I have a MySQL database that contains all the words in the standard English alphabet, which I am using to create a simple Scrabble word generator. The database is separated into 26 tables: one for each letter in the alphabet. Each table contains two columns:
In my application, the user enters in any number of letters into a textbox (indicating their tiles) and I query the database using this code:
// this is looped over 26 times, and $char is a letter between 'A' and 'Z'
// check if the user entered in character $char or a blank tile (signified by ? in app)
// this check prevents me from having to query useless tables
if (in_array($char, $lettersArray) || $blanks)
{
// if so, select all words that have a length that's possible to make
$query = 'SELECT Word FROM '.$char.'Words WHERE Length <= '.strlen($letters);
$result = $db->query($query);
$num_results = $result->num_rows;
for ($j = 0; $j < $num_results; $j++)
{
// determine if it's possible to create word based on letters input
// if so, perform appropriate code
}
}
Everything is working, but my application takes a long time compared to the competition (theoretical competition, that is; this is more of a learning project I created for myself and I doubt I'll release it on the internet), despite the fact the application is on my local computer.
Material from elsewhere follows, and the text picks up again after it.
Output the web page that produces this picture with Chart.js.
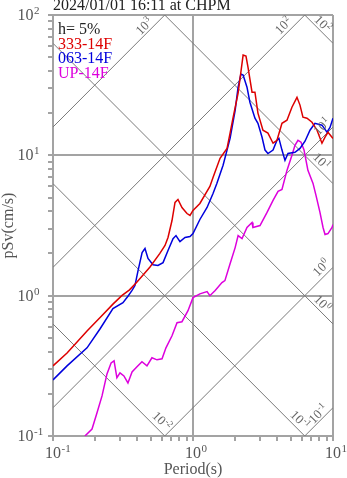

I tried used the automatic optimization feature of phpMyAdmin, but that provided no noticeable speed increase.
I don't think the performance problem is really the database. The structure of your data store is going to have the most significant impact on the performance of your algorithm.
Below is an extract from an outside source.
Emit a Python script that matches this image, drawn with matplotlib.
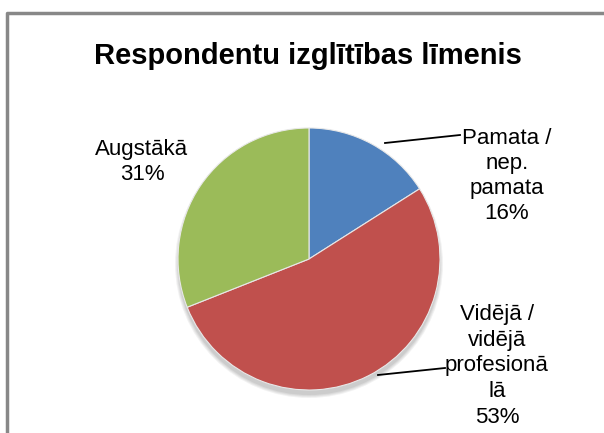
import matplotlib
matplotlib.use("Agg")
import matplotlib.pyplot as plt
from matplotlib.patches import Ellipse

categories = ["Pamata /\nnep.\npamata", "Vidējā /\nvidējā\nprofesionā\nlā", "Augstākā"]
values = [16, 53, 31]
colors = ["#4F81BD", "#C0504D", "#9BBB59"]
title = "Respondentu izglītības līmenis"

fam = "Liberation Sans"

W, H = 604, 433
fig = plt.figure(figsize=(W / 100, H / 100), dpi=100)
ax = fig.add_axes([0, 0, 1, 1])

# chart frame
ax.plot([7, 7, W + 5], [-5, H - 13, H - 13], color="#888888", lw=2.5, solid_capstyle="butt")

cx, cy, r = 309, H - 259, 131

# soft shadow
for i, a in enumerate([0.05, 0.05, 0.05, 0.06]):
    ax.add_patch(Ellipse((cx, cy - 5), 2 * r + 6 - 2 * i, 2 * r + 6 - 2 * i,
                         facecolor="black", edgecolor="none", alpha=a))

wedges, _ = ax.pie(values, colors=colors, startangle=90, counterclock=False,
                   center=(cx, cy), radius=r, frame=True,
                   wedgeprops=dict(edgecolor="#e8e8e8", linewidth=0.8))
ax.set_xlim(0, W)
ax.set_ylim(0, H)
ax.set_aspect("equal")
ax.axis("off")

ax.text(W / 2 + 6, H - 56, title, ha="center", va="center", fontsize=21,
        fontweight="bold", family=fam)

lab_fs = 16
ax.text(142, H - 162, f"{categories[2]}\n{values[2]}%", ha="center", va="center",
        fontsize=lab_fs, family=fam, linespacing=1.3)
ax.text(507, H - 176, f"{categories[0]}\n{values[0]}%", ha="center", va="center",
        fontsize=lab_fs, family=fam, linespacing=1.25)
ax.text(497, H - 366, f"{categories[1]}\n{values[1]}%", ha="center", va="center",
        fontsize=lab_fs, family=fam, linespacing=1.3)

# leader lines
ax.plot([385, 460], [H - 143, H - 135], color="black", lw=1.3)
ax.plot([378, 445], [H - 375, H - 368], color="black", lw=1.3)

fig.savefig("out.png", dpi=100)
One fairly easy-to-understand approach to the problem would be to handle the problem as anagrams. You could alphabetize all of the letters in each of your words, and store that as a column with an index on it.
word dorw
-------- -------
DALE ADEL
LEAD ADEL
LED DEL
HELLO EHLLO
HELP EHLP
Then, given a set of letters, you could query the database for all matching anagrams. Just alphabetize the set of letters passed in, and run a query.
SELECT word FROM dictionary WHERE dorw = 'AERT'
RATE
TARE
TEAR
Then, you could query for subsets of the letters:
SELECT word FROM dictionary WHERE dorw IN ('AER','AET','ART','ERT')
This approach would get you the longest words returned first.
This isn't the most efficient approach, but it's workable.
Handling a "blank" tile is going to be more work, you'd need to substitute a possible letter for it, and checking all 26 possibilities could be done in one query,
If they have letters ABCD and the blank tile, for example...
SELECT word FROM dictionary WHERE dorw IN ('AABCD','ABBCD', 'ABCCD'
, 'ABCDD', 'ABCDE', 'ABCDE', 'ABCDF', ..., 'ABCDZ')
That gets more painful when you start dealing with the subsets...
(In Crossword and Jumble puzzles, there aren't any blank tiles)
So this may not be the most appropriate algorithm for Scrabble.
There are other algorithms that may be more efficient, especially at returning the shorter words first.
One approach is to build a tree.
The root node is a "zero" letter word. As a child of the root node, would be nodes of all one-letter words. Each node would be marked whether it represented a valid word or not. As children of those nodes, you would have all possible three-letter words, again marked as whether it was valid or not.
That will be a lot of nodes. For words up to 12 letters in length, that's a total possible space of 1 + 26 + 26**2 + 26**3 + 26**4 + ...
But you wouldn't need to store every possible node, you'd only store those branches that result in a valid word. You wouldn't have branches below ->Z->Z or ->X->Q
However, you would have a branch under ->X->Y->L, even though XYL is not a word, it would be the beginning of a branch leading to 'XYLOPHONE'
But that's a tree traversal algorithm, which is fundamentally different.
It sounds like you need to learn about indexes. If you created indexes in the database, even if all the data was in one table, it would not be querying" useless letters".
You should provide some more information though, how long a query takes to return a result if you run it from the mysql console, how long it takes to move that result from the database to the PHP engine. You might for example be bringing back a 100 meg result set with each query you are running, if that is the case, limit the results to the first or a number of possible results.
To look at how much data is being returned, manually run one of your queries in the console and see how many records are being returned. If the number is high, the data will take longer to be passed to PHP, but it will also mean your code must iterate through a lot more results. You might want to consider dropping our of the for
loop after you find the first word that can be accepted. If at least one word is possible, don't check it again until another letter is placed.
I know this question is about optimizing your database but if I were doing this I would only read the words from the database once, initialize some data structure and search that structure instead of continually querying the database.
Sorry if this was completely irrelevant.